## Task directions
Give again the entries below exactly, beginning at the first line and ending at the line with "55, 60, 29]".

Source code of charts

● ● ● ●

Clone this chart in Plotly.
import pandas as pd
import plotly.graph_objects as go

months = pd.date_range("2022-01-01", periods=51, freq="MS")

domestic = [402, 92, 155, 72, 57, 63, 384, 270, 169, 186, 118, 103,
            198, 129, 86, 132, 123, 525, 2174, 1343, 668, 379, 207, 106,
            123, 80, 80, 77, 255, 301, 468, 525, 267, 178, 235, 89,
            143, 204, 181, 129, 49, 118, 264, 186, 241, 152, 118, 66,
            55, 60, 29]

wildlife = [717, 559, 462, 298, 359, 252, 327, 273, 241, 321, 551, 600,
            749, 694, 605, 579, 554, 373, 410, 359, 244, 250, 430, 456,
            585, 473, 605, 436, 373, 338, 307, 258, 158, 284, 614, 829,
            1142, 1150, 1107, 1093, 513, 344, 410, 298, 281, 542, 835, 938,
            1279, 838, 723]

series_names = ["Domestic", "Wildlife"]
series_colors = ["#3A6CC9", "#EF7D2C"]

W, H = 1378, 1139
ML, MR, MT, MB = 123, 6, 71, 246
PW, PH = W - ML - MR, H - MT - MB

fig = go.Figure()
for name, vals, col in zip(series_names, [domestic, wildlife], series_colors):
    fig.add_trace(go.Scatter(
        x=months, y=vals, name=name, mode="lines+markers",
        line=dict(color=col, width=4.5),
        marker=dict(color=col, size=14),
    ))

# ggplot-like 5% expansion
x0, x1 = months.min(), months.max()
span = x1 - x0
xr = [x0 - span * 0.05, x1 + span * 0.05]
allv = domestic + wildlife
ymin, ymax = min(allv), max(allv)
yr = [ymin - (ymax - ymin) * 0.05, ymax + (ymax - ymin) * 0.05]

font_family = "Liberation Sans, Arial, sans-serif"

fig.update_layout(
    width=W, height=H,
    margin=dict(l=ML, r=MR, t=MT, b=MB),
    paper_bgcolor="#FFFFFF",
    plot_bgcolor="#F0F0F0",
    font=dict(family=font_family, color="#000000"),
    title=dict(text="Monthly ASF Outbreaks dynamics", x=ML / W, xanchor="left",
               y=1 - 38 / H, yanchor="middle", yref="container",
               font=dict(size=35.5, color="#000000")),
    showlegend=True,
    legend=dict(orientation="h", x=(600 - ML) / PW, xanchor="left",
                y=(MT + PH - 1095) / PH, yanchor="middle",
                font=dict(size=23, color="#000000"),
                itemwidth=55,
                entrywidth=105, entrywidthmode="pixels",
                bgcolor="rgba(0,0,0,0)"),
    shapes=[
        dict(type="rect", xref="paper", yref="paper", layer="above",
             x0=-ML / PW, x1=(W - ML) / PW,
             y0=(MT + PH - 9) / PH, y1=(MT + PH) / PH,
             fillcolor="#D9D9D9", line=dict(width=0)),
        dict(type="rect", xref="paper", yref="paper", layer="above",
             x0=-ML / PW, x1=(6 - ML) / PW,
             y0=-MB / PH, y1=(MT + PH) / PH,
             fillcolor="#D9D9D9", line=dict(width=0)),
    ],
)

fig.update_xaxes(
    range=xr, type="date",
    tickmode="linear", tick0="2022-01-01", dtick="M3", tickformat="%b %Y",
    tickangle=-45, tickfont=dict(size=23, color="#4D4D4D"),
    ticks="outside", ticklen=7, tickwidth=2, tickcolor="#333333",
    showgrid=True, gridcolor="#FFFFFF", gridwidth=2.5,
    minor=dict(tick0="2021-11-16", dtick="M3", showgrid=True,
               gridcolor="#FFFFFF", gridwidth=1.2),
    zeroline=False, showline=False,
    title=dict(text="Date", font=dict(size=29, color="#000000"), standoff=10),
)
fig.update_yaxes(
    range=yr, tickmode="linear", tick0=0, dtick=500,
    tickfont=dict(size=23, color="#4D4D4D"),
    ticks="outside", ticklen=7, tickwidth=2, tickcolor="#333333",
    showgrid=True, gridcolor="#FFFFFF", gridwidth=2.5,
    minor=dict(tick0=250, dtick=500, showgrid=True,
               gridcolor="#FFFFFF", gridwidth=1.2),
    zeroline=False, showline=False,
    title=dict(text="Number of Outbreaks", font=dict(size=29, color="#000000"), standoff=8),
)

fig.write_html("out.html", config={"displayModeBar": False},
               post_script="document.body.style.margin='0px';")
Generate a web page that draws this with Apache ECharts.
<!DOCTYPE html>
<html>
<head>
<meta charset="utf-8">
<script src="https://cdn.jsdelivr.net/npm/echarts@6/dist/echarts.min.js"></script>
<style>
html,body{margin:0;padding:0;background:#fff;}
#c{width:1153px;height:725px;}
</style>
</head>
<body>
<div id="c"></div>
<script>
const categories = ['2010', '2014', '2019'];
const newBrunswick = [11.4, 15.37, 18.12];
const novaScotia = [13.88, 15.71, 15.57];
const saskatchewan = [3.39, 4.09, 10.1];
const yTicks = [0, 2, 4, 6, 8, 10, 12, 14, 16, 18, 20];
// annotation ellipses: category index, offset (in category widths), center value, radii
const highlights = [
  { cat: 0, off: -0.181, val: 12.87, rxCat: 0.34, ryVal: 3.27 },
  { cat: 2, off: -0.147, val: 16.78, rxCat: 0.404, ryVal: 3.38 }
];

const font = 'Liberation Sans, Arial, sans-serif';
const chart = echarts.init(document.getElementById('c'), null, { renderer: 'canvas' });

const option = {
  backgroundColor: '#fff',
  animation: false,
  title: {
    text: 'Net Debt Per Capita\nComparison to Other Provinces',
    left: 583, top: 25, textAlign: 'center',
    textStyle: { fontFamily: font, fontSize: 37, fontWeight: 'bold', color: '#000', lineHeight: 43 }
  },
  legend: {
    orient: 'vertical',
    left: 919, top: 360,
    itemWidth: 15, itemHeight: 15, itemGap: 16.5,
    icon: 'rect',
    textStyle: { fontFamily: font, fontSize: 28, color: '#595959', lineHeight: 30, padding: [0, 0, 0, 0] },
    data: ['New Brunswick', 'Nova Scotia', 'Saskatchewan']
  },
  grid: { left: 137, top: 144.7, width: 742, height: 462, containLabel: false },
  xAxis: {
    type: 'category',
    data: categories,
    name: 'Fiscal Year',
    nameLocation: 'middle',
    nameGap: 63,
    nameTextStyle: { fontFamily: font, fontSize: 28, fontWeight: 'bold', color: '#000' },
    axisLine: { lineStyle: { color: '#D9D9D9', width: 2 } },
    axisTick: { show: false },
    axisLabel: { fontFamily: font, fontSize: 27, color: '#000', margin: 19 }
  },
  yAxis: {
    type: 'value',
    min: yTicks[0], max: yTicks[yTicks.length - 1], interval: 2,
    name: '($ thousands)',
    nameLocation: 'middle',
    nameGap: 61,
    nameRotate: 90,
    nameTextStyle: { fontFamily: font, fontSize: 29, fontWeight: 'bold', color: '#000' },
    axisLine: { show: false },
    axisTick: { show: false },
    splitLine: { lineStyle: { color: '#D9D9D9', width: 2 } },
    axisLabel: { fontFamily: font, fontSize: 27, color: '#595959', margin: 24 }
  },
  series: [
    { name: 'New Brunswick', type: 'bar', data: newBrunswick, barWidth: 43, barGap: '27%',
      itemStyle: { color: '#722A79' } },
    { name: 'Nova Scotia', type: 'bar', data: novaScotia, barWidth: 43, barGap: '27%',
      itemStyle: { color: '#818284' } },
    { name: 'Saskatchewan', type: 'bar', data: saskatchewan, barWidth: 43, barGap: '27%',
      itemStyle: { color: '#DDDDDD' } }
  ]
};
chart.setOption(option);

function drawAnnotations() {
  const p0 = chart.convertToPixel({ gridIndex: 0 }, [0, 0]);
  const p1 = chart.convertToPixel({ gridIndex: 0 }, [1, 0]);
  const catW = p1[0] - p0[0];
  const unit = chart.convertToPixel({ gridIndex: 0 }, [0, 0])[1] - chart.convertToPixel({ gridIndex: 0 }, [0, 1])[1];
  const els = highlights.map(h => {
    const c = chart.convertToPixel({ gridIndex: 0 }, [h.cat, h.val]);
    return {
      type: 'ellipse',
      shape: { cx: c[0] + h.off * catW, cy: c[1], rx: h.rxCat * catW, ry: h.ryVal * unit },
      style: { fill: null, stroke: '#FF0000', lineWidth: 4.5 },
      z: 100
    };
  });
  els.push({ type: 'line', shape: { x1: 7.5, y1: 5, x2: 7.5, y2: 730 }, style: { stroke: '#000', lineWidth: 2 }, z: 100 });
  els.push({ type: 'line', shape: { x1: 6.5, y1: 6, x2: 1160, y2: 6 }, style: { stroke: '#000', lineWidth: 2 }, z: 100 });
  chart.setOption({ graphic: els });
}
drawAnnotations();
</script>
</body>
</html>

● ● ● ●

## Solved problem
Clone this chart in Plotly.
import pandas as pd
import plotly.graph_objects as go

months = pd.date_range("2022-01-01", periods=51, freq="MS")

domestic = [402, 92, 155, 72, 57, 63, 384, 270, 169, 186, 118, 103,
            198, 129, 86, 132, 123, 525, 2174, 1343, 668, 379, 207, 106,
            123, 80, 80, 77, 255, 301, 468, 525, 267, 178, 235, 89,
            143, 204, 181, 129, 49, 118, 264, 186, 241, 152, 118, 66,
            55, 60, 29]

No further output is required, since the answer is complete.